SoftBank Robotics documentation What's new in NAOqi 2.8?

ALSoundDetection

NAOqi Audio - Overview | API


What it does

The ALSoundDetection module detects significative sounds in incoming audio buffers. This detection is based on the audio signal level and as such behaves similarly on any type of sound (provided it is loud enough).

How it works

The processing is made on the front microphone signal. The raw signal is first smoothed by calculating the signal mean on a moving window.

A peak based detection is then applied on this averaged signal to provide the user (through ALMemory in SoundDetected) with the index of the detected sound start.

The end of that sound is eventually detected when the level of the averaged signal comes back to its original value (before the peak detection).
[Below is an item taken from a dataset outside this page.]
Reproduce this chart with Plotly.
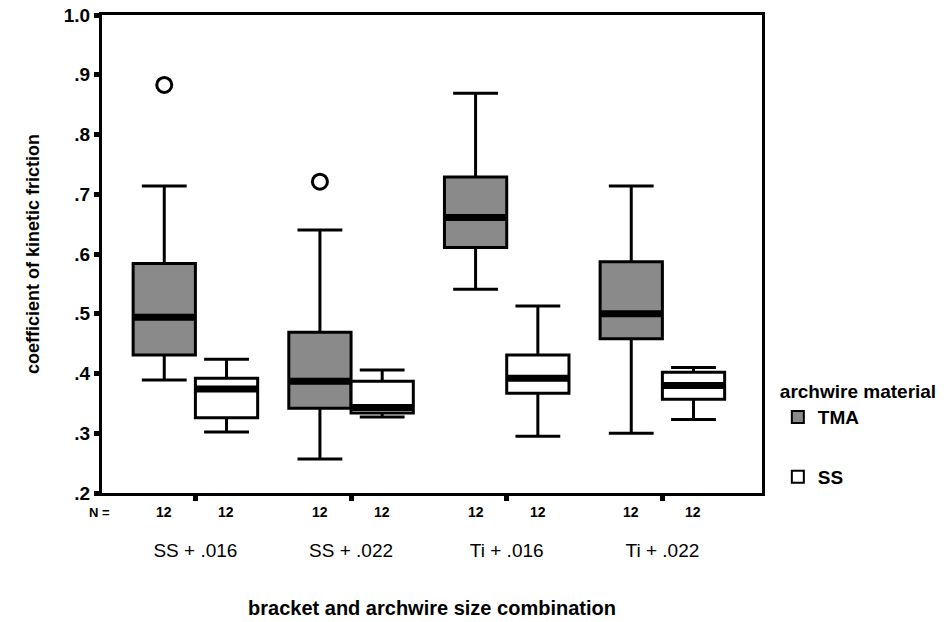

The SoundDetected key shows from 1 to n sounds detected in the last audio buffer:

[[index_1, type_1, confidence_1, time_1],
 ...,
[index_n, type_n, confidence_n, time_n]]

Where:

  • index is the indexes of starting and ending points of a detected sound.
  • type contains 1 for starting point and 0 for ending point.
  • confidence gives an estimate of the probability [0;1] that the sound detected by the module corresponds to a real sound.
  • time is the detection time in micro seconds.

Getting started

Using Choregraphe, the SoundDetected key can be retrieved and used (like any others) as a stimulating input to any other box by right clicking on diagrams left border: Add input from ALMemory.